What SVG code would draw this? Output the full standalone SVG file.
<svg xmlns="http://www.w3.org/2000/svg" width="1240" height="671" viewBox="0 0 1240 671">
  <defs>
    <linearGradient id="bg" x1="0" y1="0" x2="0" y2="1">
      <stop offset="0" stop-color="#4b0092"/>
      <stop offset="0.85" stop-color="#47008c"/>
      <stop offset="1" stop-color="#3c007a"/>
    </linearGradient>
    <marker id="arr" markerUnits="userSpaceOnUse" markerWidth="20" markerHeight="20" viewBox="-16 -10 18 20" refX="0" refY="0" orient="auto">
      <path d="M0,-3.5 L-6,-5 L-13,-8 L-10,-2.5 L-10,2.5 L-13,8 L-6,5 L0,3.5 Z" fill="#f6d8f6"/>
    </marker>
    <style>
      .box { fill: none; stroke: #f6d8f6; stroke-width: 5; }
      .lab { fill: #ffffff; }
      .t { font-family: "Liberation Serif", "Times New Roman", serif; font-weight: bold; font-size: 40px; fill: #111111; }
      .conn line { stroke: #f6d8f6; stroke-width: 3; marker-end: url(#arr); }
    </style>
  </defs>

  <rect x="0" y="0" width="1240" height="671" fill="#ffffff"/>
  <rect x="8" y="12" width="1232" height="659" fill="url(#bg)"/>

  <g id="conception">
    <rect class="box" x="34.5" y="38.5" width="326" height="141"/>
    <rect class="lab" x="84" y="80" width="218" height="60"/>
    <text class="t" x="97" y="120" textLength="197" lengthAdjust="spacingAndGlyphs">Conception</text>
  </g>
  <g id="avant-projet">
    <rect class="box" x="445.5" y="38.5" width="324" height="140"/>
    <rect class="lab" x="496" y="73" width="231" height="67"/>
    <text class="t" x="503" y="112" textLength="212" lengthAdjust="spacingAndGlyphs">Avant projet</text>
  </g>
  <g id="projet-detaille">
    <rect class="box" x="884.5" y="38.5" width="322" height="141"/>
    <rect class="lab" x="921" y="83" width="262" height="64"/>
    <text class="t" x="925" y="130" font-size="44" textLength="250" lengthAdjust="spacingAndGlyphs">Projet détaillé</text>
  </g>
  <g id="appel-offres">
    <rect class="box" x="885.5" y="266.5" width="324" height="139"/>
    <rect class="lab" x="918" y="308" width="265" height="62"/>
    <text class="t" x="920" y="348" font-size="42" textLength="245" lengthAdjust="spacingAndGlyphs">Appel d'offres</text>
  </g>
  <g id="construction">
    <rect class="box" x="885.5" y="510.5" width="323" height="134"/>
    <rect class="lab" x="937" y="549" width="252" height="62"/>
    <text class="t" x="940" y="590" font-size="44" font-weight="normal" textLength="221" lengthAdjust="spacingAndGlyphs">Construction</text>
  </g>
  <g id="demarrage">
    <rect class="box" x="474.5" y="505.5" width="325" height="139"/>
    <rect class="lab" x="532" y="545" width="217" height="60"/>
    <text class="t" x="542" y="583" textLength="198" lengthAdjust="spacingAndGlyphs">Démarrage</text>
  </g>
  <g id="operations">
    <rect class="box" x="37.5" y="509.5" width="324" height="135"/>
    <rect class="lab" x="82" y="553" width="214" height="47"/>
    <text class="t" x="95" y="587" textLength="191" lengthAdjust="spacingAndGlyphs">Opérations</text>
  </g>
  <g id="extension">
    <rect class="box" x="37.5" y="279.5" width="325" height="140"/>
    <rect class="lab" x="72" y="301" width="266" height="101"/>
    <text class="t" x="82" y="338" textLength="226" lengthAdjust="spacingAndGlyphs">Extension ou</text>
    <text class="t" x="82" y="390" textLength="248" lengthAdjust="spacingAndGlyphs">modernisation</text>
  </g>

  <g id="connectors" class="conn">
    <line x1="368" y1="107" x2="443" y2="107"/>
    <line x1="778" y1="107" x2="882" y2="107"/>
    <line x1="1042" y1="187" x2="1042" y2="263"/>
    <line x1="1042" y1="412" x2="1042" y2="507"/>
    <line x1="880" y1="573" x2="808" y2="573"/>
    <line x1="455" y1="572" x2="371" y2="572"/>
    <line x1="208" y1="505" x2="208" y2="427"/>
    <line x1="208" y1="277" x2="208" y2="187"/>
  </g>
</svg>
• • •
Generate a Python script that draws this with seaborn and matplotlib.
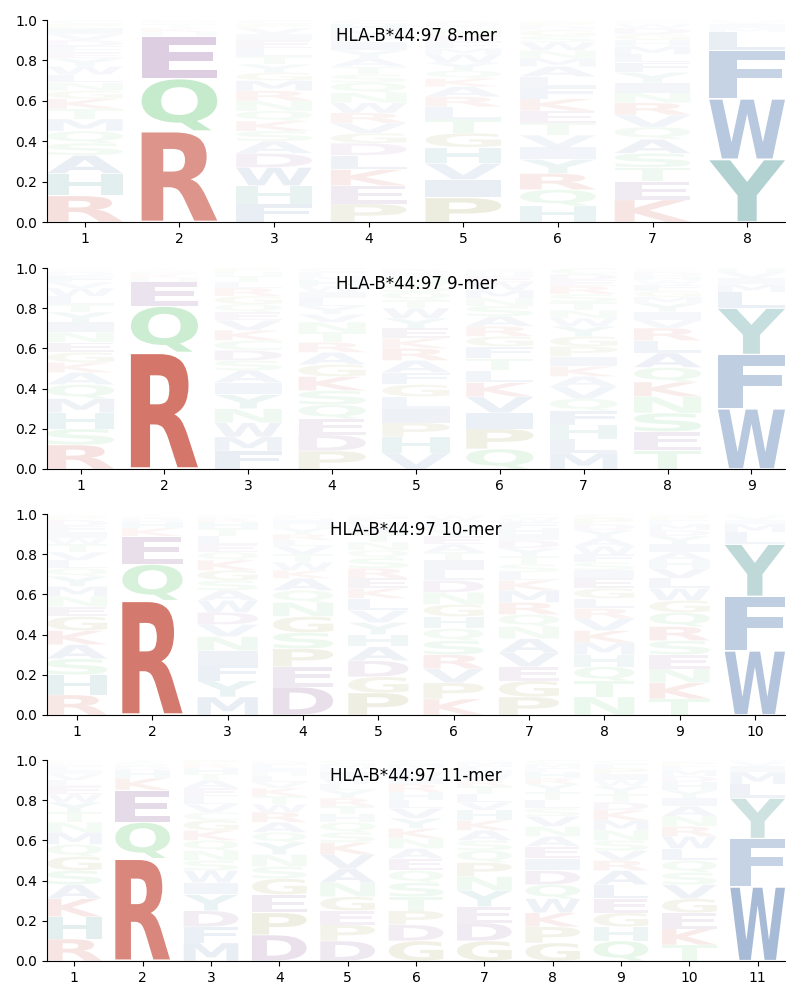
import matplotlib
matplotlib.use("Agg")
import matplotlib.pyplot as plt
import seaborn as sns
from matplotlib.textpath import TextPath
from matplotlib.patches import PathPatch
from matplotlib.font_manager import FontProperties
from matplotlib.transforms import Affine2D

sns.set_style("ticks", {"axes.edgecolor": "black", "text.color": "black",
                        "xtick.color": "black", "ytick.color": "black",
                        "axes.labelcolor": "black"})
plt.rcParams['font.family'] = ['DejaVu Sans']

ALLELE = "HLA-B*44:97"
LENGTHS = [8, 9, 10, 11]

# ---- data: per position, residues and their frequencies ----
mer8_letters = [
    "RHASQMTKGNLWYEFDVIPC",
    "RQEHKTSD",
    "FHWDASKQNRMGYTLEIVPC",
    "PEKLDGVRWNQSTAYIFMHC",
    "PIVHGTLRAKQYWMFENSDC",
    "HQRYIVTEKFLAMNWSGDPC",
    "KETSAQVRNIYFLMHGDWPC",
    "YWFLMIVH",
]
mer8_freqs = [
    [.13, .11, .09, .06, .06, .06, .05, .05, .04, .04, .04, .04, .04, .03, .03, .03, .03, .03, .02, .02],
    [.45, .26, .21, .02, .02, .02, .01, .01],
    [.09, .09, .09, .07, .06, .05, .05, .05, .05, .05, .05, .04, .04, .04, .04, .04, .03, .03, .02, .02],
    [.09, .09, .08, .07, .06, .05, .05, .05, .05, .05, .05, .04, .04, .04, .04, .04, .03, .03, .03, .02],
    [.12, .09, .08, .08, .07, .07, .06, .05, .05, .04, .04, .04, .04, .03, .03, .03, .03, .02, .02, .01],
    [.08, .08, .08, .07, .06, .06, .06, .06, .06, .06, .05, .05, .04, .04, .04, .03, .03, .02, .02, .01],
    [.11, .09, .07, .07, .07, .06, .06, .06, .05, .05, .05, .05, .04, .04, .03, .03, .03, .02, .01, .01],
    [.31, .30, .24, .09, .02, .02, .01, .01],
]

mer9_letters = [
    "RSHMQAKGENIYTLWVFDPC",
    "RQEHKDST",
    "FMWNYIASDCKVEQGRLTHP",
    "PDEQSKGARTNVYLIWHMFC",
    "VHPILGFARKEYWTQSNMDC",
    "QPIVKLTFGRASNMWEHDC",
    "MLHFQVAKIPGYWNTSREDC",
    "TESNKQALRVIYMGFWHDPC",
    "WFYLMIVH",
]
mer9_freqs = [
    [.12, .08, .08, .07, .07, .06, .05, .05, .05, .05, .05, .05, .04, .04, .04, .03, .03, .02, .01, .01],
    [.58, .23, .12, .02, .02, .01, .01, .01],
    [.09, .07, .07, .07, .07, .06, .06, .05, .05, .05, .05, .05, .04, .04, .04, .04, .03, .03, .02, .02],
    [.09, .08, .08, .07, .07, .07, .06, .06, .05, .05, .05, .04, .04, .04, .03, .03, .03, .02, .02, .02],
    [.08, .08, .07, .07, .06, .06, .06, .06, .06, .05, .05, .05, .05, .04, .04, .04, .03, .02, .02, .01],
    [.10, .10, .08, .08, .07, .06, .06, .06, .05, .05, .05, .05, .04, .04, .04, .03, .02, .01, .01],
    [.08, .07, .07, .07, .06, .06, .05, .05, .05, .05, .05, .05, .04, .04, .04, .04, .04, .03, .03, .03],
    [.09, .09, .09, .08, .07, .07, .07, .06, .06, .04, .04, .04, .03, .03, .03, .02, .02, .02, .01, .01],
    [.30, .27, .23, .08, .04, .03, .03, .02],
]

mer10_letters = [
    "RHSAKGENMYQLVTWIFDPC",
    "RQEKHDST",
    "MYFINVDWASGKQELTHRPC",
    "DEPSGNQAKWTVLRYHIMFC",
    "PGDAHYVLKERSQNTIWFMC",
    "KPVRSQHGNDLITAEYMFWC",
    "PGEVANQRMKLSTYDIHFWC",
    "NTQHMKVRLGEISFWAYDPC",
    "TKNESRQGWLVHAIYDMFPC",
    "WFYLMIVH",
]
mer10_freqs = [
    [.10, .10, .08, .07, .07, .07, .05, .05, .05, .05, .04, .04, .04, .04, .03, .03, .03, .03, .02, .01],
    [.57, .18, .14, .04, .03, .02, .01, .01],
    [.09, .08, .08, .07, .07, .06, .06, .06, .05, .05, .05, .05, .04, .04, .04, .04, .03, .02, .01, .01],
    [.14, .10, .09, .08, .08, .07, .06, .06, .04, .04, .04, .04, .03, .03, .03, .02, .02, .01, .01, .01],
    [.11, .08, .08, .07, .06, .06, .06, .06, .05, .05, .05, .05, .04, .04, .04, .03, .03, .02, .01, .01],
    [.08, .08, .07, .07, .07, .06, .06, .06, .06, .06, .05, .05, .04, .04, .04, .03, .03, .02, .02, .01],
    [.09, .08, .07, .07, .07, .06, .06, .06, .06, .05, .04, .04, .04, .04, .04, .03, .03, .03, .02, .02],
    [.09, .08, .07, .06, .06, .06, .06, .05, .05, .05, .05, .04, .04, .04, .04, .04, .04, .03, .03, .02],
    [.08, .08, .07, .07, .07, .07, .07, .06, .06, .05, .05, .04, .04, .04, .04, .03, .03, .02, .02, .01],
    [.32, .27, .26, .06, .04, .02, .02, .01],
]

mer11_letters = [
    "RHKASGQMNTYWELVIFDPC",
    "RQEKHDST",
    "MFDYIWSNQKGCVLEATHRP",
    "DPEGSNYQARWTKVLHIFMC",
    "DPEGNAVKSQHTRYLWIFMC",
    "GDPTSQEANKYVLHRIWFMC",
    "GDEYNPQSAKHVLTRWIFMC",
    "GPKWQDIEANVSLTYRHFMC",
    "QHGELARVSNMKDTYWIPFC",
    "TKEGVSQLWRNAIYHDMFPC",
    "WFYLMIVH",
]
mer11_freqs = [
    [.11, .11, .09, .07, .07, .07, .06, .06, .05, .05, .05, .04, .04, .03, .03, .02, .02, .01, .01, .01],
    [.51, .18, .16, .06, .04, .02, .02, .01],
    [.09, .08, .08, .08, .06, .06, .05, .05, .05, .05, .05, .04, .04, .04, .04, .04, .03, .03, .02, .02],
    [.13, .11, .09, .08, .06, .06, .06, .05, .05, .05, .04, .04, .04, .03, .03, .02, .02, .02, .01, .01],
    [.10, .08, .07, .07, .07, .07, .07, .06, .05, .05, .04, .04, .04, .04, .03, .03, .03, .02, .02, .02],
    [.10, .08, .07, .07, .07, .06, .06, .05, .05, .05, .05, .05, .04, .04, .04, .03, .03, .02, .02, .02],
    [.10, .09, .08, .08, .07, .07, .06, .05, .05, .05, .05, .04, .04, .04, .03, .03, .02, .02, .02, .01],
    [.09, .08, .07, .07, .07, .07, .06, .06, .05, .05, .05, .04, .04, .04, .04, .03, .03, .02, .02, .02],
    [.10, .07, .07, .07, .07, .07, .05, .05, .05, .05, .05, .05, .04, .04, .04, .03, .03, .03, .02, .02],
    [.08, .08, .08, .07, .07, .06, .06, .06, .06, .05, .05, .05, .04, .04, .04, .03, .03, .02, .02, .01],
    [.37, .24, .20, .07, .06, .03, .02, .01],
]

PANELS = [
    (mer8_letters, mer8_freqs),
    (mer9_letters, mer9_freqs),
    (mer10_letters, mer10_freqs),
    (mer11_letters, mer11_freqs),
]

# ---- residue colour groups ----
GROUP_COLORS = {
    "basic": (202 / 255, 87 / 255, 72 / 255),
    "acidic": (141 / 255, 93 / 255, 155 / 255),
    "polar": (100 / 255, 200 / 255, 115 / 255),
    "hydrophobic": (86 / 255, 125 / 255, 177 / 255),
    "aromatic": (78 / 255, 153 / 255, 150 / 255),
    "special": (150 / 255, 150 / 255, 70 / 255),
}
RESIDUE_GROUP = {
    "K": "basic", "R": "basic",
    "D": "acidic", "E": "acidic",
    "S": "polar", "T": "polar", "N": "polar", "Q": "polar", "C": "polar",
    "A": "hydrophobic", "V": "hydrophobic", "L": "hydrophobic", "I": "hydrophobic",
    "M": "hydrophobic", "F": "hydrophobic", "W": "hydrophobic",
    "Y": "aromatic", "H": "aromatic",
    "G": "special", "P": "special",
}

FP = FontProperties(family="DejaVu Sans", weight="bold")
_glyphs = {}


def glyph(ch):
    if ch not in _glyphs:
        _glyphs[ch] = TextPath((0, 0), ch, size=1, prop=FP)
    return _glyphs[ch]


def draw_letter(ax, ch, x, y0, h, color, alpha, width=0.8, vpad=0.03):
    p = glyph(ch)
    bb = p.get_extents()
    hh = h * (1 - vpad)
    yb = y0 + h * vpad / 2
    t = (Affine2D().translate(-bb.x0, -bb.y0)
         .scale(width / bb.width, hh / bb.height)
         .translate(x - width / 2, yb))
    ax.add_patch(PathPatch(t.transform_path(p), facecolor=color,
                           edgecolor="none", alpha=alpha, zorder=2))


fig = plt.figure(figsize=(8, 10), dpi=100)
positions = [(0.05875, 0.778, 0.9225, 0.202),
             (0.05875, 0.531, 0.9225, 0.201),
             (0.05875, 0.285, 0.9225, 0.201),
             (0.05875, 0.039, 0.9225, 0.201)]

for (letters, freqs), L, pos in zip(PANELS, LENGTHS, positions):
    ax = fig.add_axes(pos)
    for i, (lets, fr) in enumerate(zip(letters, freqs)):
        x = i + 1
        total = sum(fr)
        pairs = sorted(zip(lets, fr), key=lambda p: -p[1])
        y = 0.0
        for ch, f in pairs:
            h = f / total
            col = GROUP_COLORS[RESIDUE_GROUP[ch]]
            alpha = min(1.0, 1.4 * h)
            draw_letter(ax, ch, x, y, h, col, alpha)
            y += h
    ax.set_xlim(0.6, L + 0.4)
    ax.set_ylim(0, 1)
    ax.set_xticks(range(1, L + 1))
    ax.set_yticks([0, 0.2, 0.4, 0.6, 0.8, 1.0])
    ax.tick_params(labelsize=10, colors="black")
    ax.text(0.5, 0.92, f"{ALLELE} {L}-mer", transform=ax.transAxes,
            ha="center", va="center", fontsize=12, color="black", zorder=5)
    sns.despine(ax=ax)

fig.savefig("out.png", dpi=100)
• • •
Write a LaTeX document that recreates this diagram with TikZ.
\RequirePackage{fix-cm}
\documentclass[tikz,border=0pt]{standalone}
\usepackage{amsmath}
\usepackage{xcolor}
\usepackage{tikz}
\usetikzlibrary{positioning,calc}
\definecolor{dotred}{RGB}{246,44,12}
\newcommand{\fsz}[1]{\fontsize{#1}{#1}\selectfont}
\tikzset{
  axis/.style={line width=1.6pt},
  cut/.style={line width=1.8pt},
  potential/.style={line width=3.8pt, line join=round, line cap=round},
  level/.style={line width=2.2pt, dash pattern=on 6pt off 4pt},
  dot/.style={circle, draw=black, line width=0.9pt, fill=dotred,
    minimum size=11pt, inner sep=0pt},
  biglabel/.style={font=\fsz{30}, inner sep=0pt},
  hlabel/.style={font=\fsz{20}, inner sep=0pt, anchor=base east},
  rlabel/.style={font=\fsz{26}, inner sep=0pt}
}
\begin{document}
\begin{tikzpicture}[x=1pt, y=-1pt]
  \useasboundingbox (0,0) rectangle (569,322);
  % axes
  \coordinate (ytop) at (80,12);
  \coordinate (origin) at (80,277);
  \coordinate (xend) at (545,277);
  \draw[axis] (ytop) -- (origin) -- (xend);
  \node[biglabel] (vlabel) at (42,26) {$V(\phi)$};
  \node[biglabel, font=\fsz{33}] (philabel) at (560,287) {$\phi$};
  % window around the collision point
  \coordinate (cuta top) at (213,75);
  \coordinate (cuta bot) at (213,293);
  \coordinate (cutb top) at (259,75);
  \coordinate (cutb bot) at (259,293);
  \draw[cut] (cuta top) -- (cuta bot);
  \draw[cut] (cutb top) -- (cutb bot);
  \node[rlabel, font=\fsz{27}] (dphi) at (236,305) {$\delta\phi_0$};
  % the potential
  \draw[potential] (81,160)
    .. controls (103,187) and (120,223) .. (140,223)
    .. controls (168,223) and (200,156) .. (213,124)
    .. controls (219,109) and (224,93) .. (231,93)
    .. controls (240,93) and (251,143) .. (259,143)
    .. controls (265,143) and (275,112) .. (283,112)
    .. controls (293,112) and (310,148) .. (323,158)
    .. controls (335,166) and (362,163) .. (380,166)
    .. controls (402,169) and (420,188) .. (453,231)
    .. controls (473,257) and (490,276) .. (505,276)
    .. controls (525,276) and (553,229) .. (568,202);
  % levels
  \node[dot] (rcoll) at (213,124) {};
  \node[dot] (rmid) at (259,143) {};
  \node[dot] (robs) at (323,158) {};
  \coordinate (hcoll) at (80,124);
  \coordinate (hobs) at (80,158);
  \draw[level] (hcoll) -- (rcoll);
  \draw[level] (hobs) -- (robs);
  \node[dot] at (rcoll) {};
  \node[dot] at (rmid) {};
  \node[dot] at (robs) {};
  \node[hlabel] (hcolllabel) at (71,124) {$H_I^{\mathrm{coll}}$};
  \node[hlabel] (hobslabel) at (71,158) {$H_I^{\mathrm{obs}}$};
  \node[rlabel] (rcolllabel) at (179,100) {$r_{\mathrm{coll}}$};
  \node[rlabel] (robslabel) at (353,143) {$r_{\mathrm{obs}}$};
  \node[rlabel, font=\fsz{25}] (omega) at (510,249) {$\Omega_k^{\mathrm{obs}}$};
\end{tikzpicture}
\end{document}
• • •
WHAT IS BEING ASKED:
Gather each line in the data that holds the string "this".

EXERCISE RESULT:
What SVG code would draw this? Output the full standalone SVG file.
Generate a Python script that draws this with seaborn and matplotlib.
Write a LaTeX document that recreates this diagram with TikZ.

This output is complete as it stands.